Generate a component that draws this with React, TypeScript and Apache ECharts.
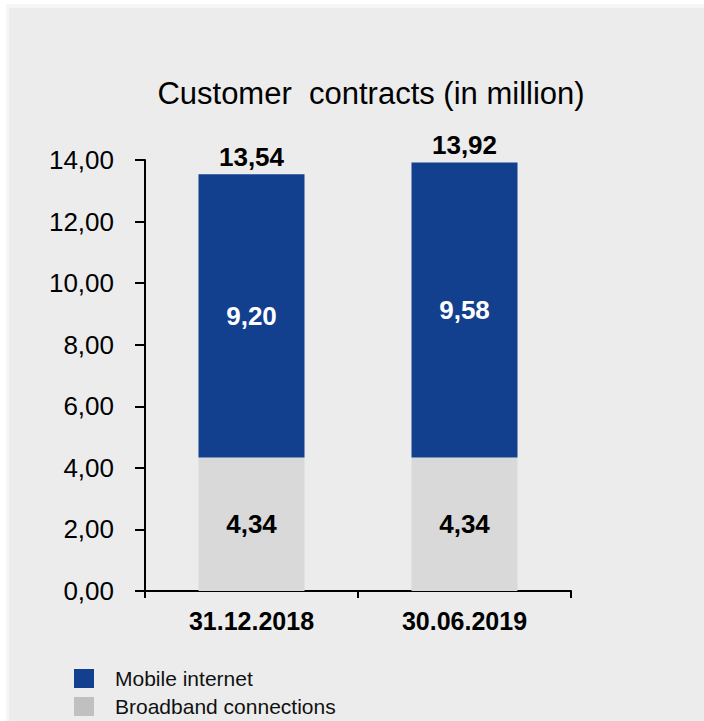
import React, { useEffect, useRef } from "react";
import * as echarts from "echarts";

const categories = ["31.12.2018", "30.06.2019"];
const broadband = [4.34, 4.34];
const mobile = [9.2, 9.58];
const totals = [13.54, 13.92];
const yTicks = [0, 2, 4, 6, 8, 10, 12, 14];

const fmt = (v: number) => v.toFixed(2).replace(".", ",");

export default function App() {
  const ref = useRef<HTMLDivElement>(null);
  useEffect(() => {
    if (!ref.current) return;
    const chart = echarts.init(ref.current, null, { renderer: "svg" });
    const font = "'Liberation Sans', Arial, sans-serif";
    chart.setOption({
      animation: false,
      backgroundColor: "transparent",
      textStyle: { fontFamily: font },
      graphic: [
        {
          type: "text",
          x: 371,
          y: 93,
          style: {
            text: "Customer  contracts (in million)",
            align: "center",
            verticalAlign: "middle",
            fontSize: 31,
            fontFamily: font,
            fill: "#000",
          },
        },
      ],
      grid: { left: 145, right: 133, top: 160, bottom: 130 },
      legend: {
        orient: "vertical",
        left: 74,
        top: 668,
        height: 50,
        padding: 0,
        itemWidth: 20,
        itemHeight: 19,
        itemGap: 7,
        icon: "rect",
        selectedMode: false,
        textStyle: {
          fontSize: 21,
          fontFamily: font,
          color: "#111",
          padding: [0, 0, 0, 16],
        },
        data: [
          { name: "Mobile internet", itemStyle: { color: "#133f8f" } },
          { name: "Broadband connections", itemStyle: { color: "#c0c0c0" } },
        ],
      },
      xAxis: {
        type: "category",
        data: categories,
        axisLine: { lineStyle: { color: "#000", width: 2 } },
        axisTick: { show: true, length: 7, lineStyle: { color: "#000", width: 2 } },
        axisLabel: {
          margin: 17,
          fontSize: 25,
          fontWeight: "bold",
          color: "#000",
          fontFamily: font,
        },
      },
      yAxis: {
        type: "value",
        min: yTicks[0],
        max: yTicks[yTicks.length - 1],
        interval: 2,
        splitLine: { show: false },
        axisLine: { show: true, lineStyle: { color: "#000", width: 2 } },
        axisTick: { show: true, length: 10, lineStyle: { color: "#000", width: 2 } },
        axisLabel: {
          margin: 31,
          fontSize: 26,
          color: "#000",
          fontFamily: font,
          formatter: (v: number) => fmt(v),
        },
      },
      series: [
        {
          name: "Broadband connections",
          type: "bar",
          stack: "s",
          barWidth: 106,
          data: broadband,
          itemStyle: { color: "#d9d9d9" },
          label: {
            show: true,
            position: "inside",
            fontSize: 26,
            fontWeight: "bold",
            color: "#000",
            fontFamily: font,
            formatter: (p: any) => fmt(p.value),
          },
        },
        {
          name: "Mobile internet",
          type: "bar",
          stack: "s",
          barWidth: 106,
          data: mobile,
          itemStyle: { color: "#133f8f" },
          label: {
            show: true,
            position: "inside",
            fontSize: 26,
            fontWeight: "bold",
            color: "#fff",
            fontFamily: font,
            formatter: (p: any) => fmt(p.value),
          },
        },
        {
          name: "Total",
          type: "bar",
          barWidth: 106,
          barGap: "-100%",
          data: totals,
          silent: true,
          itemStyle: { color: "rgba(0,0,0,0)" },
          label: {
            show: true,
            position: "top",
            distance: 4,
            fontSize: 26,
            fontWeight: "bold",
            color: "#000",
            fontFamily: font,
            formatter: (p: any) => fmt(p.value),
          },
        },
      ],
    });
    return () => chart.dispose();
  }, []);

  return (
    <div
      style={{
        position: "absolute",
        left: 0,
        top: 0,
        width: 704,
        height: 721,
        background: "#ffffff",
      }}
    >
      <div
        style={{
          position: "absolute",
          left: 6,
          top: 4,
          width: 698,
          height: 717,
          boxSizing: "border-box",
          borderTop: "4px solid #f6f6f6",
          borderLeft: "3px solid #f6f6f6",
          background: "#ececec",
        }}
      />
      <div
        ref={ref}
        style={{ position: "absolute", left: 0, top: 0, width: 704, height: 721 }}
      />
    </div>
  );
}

+ + +

- Task directions -
Show every line where the string "React" appears.

- Correct output -
Generate a component that draws this with React, TypeScript and Apache ECharts.
import React, { useEffect, useRef } from "react";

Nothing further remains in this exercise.